Publicado no caderno Mais! – Folha de S.Paulo – Pág. 22
23 de julho de 2000

Giovanna Bartucci

O timing não poderia ser melhor. Lançado no Brasil há pouco, O sexo da mulher, de Gérard Zwang, é a reedição de uma obra que absolutamente não passou despercebida na França, em 1967. Tendo provocado em homens e mulheres as mais diversas reações, O sexo da mulher chega ao Brasil no momento mesmo em que a mídia alardeia o incremento da vida sexual após os 40; em que o Brasil, mais precisamente a cidade do Rio de Janeiro, é a sede do primeiro curso de pós-graduação em sexologia na América Latina. No cinema, sexo, prazer e maturidade têm caminhado de mãos dadas, veiculando uma determinada representação do mundo, das relações entre as pessoas, produtora de uma certa realidade que é, eventualmente, concebida como modos de conduta, caso já não o tenha sido, anteriormente.

Assim é que essa obra foi a primeira a falar sobre o sexo da mulher e suas funções com certa naturalidade e descontração. E a primeira a ter feito sua descrição anatômica exata. Será por meio da descrição “da coisa em si” que Gérard Zwang parece “fazer ver” aos leitores o sexo da mulher. Seu interesse pelo tema já o levou a publicar o Atlas du Sexe de la Femme (Atlas do sexo da mulher), pela Le Magasin Universel, em 1996, após 30 anos de preparação, reiterando mais uma vez a ideia de que o autor quer fazer ver “o órgão-chave da posse do corpo feminino”, (o qual) “é muito menos conhecido que a face oculta da Lua, (tendo) sua visão (sido) um dos tabus mais arraigados de nossos costumes”. Para combater tal tabu, o autor descreverá o sexo da mulher de diferentes heranças genéticas de forma minuciosa, discutindo detidamente as funções de micção, de parturição e erógena. Com base em suas descrições morfológicas e fisiológicas, Zwang finalmente conceberá a zona erógena principal da mulher como correspondente a “uma faixa cutâneo-mucosa contínua, que se desdobra como um leque desde o nascimento da fenda até o fundo da vagina, ocupando o clitóris, a região perimeática, a parede vaginal anterior e o fundo de saco posterior”. Sendo o clitóris “o inseparável educador da vagina, seu incitador ao prazer, seu vizinho de porta e seu melhor amigo”.

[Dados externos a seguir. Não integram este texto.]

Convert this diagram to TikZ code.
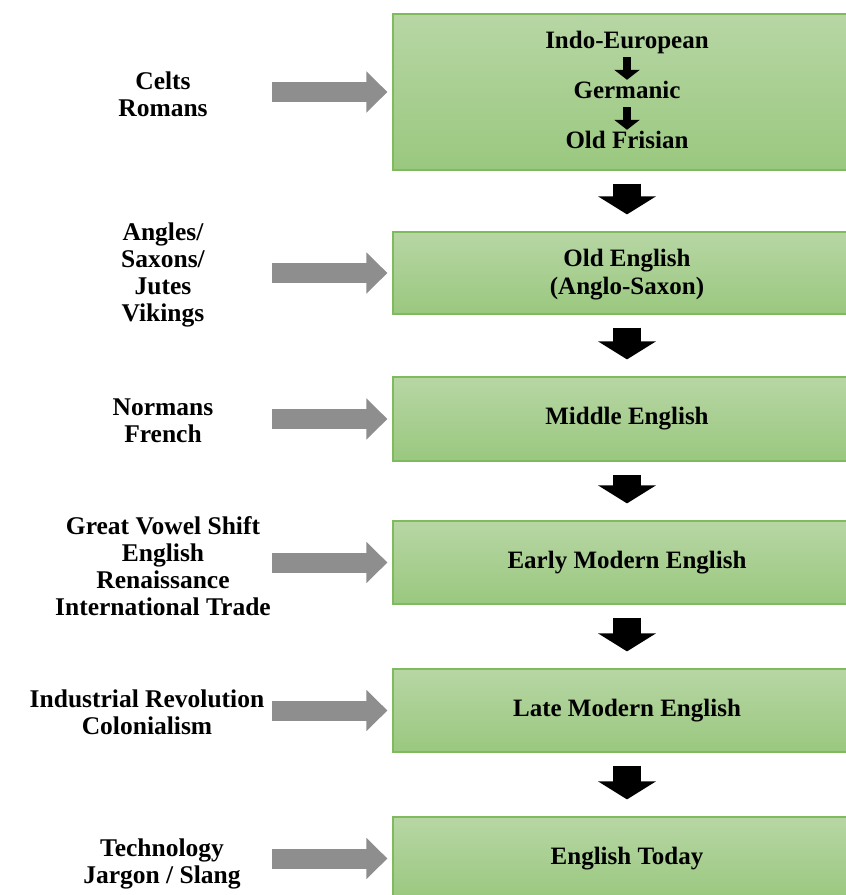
\documentclass[tikz,border=0pt]{standalone}
\usepackage{fontspec}
\setmainfont{Liberation Serif}
\usetikzlibrary{arrows.meta}

\definecolor{verdearriba}{RGB}{183,214,164}
\definecolor{verdeabajo}{RGB}{154,200,127}
\definecolor{bordeverde}{RGB}{128,186,94}
\definecolor{grisflecha}{RGB}{142,142,142}

\begin{document}
\begin{tikzpicture}[x=1pt,y=-1pt,
  caja/.style={draw=bordeverde,line width=1.2pt,top color=verdearriba,bottom color=verdeabajo,minimum width=468pt,inner sep=0pt},
  textocaja/.style={font=\bfseries\fontsize{25pt}{28pt}\selectfont,align=center,inner sep=0pt},
  textoizq/.style={font=\bfseries\fontsize{25.5pt}{27pt}\selectfont,align=center,inner sep=0pt,anchor=north},
  flechanegra/.style={draw=black,line width=28pt,-{Triangle[length=18pt,width=57pt]},shorten <=13pt,shorten >=17pt},
  flechachica/.style={draw=black,line width=8pt,-{Triangle[length=10pt,width=25pt]},shorten <=4pt,shorten >=1pt},
  flechagris/.style={draw=grisflecha,line width=20pt,-{Triangle[length=21pt,width=40pt]},shorten >=5pt}]

%tamano de la figura
\useasboundingbox (0,0) rectangle (846,895);
\clip (0,0) rectangle (846,895);

%cajas verdes de cada etapa
\node[caja,minimum height=156pt] (b1) at (627,92) {};
\node[caja,minimum height=82pt] (b2) at (627,273) {};
\node[caja,minimum height=84pt] (b3) at (627,419) {};
\node[caja,minimum height=83pt] (b4) at (627,562.5) {};
\node[caja,minimum height=83pt] (b5) at (627,710.5) {};
\node[caja,minimum height=83pt] (b6) at (627,858.5) {};

%textos dentro de la primera caja
\node[textocaja,text height=17pt,text depth=5pt] (ie) at (627,42) {Indo-European};
\node[textocaja,text height=17pt,text depth=5pt] (ge) at (627,92) {Germanic};
\node[textocaja,text height=17pt,text depth=5pt] (of) at (627,142) {Old Frisian};
\draw[flechachica] (ie) -- (ge);
\draw[flechachica] (ge) -- (of);

%textos de las otras cajas
\node[textocaja,anchor=north] (t2) at (627,249) {Old English\\(Anglo-Saxon)};
\node[textocaja] (t3) at (b3) {Middle English};
\node[textocaja] (t4) at (b4) {Early Modern English};
\node[textocaja] (t5) at (b5) {Late Modern English};
\node[textocaja] (t6) at (b6) {English Today};

%flechas negras entre etapas
\foreach \a/\b in {1/2,2/3,3/4,4/5,5/6}
	\draw[flechanegra] (b\a.south) -- (b\b.north);

%influencias a la izquierda
\node[textoizq] (l1) at (163,71.5) {Celts\\Romans};
\node[textoizq] (l2) at (163,222.5) {Angles/\\Saxons/\\Jutes\\Vikings};
\node[textoizq] (l3) at (163,398.5) {Normans\\French};
\node[textoizq] (l4) at (163,516.5) {Great Vowel Shift\\English\\Renaissance\\International Trade};
\node[textoizq] (l5) at (147,689.5) {Industrial Revolution\\Colonialism};
\node[textoizq] (l6) at (162,838.5) {Technology\\Jargon / Slang};

%flechas grises hacia las cajas
\foreach \n in {1,...,6}{
	\coordinate (g\n) at ([xshift=-120pt]b\n.west);
	\draw[flechagris] (g\n) -- (b\n.west);
}
\end{tikzpicture}
\end{document}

Sejamos claros: Gérard Zwang é um apaixonado, um aficionado por seu “objeto de estudo”. E será a paixão desse cirurgião e ginecologista pelo sexo da mulher que fará com que o autor lute, bravamente, contra inimigos imaginários, dentre eles 5.000 anos de cultura judaica, 2.000 anos de cultura cristã, tantos outros mil anos de cultura oriental e até mesmo contra o velho Sigmund Freud, pai da psicanálise, em defesa do sexo da mulher. Pois sim, é aí que “a porca torce o rabo”, como diria Zwang. Atirando para todos os lados, no que concerne à psicanálise o autor parece pretender enterrar uma disciplina. “Freud enganou-se em sexologia, em psiquiatria, em hipnologia, em paleoantropologia, em sociologia, em crítica de arte etc. E nos enganou”, afirma. Ao sobrepor certa terminologia de senso comum a conceitos caros à psicanálise, tais como “falo” e “sexualidade”, fundamentalmente porque relativos à prática clínica do psicanalista, na medida em que o uso do termo “falo”, por exemplo, sublinha a “função simbólica” desempenhada pelo pênis na dialética intra e intersubjetiva, Zwang explicita seu desconhecimento da matéria freudiana. O que, no entanto, é compreensível: para o autor, “a função erótica está inscrita em nossos genes; ela faz da ligação sexual humana bem-sucedida uma ligação erótica entre um homem e uma mulher que se outorgam mutuamente o presente do orgasmo”.

Para a psicanálise, no entanto, o campo do psicossexual é irredutível a dados biológicos, não sendo o corpo nem o somático nem tampouco o organismo, ultrapassando, assim, em muito o registro biológico da vida, marcado que está esse corpo pelas pulsões. Assim, torna-se possível reconstruir as etapas da evolução psíquica que conduz a criança do sexo anatômico feminino, por exemplo, à posição subjetiva que a torna apta a satisfazer suas funções biológicas. Evolução que, contrariando as expectativas de Zwang, nada tem de natural e precisa seguir desvios paradoxais. De fato, não se nasce mulher, torna-se mulher, mesmo que isso signifique enfurecer Zwang ainda mais.